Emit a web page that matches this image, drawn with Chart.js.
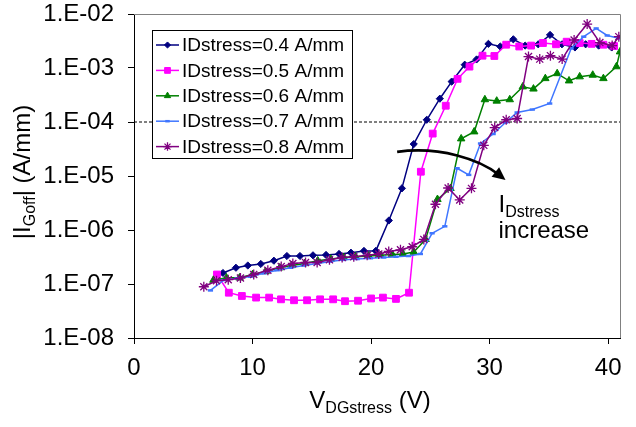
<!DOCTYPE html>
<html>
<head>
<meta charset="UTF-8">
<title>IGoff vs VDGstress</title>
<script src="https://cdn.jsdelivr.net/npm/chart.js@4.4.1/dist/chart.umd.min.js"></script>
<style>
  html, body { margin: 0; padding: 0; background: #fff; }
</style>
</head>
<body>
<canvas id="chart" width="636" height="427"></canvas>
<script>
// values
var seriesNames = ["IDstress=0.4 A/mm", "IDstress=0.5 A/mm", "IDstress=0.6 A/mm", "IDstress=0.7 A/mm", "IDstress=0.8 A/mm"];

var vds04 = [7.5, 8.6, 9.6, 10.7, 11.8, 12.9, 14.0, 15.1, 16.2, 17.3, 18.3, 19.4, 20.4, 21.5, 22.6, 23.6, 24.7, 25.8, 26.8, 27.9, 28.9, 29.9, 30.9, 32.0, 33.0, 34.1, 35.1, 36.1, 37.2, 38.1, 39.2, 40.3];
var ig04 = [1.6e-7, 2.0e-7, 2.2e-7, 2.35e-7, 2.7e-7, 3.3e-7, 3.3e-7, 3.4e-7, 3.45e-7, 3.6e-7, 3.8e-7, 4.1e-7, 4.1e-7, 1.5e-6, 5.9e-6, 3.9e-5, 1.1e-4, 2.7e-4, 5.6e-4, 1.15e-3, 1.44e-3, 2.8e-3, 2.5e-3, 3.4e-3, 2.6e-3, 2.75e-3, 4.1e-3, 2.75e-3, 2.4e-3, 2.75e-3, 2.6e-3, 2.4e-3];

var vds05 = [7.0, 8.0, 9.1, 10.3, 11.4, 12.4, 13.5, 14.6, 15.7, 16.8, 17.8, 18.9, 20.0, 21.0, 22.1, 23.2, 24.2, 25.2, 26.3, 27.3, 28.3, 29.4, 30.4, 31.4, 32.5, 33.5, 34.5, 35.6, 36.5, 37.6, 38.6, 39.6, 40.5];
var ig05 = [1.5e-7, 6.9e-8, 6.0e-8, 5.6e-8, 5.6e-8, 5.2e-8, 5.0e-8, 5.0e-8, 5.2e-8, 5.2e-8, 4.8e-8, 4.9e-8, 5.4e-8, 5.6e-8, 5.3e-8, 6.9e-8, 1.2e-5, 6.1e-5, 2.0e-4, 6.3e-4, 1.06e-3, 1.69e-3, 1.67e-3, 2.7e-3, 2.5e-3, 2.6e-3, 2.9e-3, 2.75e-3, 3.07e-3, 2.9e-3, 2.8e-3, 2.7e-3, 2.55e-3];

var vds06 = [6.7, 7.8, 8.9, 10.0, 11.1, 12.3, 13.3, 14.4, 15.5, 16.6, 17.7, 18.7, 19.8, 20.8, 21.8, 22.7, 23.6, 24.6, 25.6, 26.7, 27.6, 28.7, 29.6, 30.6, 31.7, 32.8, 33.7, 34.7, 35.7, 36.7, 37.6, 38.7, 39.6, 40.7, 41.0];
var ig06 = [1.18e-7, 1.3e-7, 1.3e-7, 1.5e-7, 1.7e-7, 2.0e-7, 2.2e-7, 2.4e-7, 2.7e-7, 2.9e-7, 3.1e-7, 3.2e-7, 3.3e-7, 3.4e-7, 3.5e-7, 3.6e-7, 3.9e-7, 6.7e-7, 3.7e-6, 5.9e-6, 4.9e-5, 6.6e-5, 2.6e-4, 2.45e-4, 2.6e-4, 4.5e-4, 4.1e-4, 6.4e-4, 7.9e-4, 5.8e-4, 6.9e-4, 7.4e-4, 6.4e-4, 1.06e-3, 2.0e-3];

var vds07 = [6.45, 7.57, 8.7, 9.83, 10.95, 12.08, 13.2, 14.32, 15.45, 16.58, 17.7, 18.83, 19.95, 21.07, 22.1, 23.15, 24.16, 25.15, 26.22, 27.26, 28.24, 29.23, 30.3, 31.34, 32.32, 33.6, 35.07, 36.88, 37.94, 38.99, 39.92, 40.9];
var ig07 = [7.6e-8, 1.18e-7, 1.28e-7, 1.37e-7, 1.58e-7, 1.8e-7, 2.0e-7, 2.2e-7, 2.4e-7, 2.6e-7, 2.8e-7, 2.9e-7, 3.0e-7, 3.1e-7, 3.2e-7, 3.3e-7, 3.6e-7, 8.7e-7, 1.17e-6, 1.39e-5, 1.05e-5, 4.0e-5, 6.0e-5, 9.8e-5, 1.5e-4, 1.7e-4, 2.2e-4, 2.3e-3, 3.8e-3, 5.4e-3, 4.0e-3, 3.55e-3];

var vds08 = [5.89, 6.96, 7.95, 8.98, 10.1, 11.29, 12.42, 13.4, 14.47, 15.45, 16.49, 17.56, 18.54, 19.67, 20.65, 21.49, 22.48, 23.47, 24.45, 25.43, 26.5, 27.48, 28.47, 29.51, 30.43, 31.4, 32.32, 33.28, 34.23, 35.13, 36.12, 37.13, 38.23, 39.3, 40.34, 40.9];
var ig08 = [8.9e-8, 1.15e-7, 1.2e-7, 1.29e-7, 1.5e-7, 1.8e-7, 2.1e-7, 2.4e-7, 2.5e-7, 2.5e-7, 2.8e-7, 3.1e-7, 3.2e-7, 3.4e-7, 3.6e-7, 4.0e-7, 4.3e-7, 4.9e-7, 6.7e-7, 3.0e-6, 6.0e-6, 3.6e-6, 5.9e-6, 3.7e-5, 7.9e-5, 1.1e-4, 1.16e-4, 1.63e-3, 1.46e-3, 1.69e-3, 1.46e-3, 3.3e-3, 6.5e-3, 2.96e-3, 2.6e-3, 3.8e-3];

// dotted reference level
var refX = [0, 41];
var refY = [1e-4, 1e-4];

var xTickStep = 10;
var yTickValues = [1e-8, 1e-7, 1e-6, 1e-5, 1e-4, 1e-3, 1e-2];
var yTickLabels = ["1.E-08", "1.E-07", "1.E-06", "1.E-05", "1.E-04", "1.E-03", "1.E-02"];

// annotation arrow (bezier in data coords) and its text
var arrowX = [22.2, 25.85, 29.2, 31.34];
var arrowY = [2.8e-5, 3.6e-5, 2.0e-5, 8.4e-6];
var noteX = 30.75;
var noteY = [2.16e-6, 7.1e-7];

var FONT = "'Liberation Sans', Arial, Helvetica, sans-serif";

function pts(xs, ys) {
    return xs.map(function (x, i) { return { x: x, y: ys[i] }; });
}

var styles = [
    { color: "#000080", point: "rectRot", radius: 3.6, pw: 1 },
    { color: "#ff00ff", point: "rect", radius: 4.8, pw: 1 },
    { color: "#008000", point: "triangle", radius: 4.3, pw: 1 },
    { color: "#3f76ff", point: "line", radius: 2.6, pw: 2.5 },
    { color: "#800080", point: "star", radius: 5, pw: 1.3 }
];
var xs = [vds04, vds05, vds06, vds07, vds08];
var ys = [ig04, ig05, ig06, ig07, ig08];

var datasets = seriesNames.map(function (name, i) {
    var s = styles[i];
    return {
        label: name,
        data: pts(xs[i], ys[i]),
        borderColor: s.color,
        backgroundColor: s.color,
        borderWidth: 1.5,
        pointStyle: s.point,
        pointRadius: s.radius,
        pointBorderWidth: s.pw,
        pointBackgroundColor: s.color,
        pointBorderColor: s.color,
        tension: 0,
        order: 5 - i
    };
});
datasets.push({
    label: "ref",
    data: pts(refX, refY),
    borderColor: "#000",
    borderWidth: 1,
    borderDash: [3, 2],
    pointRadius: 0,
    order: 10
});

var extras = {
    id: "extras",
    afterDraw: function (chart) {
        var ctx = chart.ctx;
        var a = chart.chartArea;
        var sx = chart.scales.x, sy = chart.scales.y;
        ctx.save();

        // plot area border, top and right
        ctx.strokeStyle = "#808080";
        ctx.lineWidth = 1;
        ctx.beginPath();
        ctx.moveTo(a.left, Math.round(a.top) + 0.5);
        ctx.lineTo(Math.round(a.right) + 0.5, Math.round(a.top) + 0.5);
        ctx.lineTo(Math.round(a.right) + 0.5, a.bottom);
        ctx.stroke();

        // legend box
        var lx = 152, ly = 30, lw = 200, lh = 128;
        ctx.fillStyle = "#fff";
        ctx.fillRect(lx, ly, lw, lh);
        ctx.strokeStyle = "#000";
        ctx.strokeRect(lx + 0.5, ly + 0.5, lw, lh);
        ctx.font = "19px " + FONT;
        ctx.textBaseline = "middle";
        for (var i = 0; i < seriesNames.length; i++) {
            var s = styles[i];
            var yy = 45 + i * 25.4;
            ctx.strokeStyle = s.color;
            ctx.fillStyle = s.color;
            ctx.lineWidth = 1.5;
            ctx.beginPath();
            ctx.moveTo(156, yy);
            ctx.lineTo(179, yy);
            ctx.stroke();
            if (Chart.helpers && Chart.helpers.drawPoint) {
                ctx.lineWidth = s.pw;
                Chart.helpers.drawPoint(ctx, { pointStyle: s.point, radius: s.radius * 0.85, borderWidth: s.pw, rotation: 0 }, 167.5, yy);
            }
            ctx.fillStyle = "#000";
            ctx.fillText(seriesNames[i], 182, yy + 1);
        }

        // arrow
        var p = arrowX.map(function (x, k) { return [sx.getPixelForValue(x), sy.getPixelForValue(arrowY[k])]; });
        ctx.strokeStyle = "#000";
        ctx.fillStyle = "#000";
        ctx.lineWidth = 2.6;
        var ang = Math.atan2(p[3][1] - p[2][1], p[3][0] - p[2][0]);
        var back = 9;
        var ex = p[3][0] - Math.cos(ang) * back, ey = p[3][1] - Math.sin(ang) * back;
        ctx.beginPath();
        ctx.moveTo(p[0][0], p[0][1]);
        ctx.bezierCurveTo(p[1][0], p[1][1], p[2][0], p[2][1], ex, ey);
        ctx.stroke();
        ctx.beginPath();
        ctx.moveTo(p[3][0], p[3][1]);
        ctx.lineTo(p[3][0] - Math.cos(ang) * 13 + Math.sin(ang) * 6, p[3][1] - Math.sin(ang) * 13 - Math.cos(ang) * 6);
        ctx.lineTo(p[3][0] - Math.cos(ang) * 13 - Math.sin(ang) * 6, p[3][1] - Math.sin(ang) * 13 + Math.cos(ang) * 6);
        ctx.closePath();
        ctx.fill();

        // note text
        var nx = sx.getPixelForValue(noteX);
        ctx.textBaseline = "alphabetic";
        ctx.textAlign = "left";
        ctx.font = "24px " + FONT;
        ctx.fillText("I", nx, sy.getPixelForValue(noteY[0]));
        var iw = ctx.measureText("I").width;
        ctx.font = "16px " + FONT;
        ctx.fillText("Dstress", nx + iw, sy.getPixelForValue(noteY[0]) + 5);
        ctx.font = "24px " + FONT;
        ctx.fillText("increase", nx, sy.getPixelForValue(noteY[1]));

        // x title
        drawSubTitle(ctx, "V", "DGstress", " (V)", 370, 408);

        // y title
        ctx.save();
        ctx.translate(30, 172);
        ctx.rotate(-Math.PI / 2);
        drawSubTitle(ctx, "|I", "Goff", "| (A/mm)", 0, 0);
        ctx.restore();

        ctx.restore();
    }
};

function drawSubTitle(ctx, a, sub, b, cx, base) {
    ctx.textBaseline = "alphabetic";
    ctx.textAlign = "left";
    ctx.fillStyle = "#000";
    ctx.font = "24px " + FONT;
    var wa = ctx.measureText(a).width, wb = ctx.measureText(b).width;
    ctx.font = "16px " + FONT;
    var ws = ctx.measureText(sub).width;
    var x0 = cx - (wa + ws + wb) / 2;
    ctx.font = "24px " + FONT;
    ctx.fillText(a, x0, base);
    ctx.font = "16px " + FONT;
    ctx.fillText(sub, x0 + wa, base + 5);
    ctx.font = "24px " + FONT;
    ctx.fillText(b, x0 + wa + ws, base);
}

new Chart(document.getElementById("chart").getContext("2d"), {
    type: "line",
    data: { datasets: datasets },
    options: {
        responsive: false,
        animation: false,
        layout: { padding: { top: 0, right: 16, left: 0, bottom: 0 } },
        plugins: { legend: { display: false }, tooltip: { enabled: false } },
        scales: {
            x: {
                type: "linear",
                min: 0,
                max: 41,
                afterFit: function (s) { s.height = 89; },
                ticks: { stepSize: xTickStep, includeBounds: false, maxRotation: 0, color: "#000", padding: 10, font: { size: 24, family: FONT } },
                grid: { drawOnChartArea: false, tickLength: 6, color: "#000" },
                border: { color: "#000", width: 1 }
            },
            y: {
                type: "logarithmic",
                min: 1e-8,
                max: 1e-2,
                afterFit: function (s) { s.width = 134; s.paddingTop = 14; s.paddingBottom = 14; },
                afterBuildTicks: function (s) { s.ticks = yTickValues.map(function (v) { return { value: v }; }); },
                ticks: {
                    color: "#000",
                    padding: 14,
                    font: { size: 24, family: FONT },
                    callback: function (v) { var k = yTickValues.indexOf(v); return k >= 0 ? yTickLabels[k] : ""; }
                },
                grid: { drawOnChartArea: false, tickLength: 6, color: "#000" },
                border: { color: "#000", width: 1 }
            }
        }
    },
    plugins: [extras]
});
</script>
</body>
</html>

^^^^^^^^

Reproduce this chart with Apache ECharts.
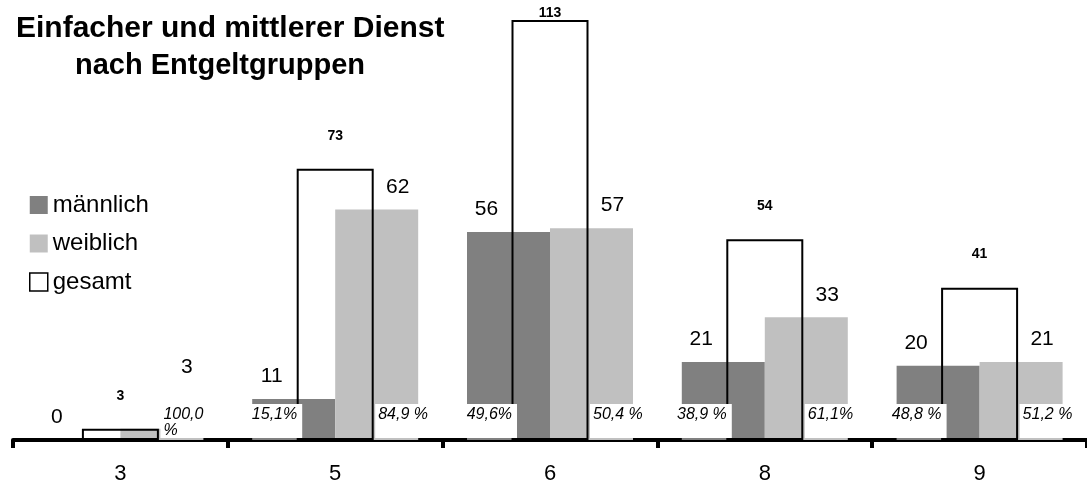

^^^^^^^^

▶ **Stated goal**: Select every line of the material above holding the word "this" and copy it.

▶ **The answer**:
Emit a web page that matches this image, drawn with Chart.js.
Reproduce this chart with Apache ECharts.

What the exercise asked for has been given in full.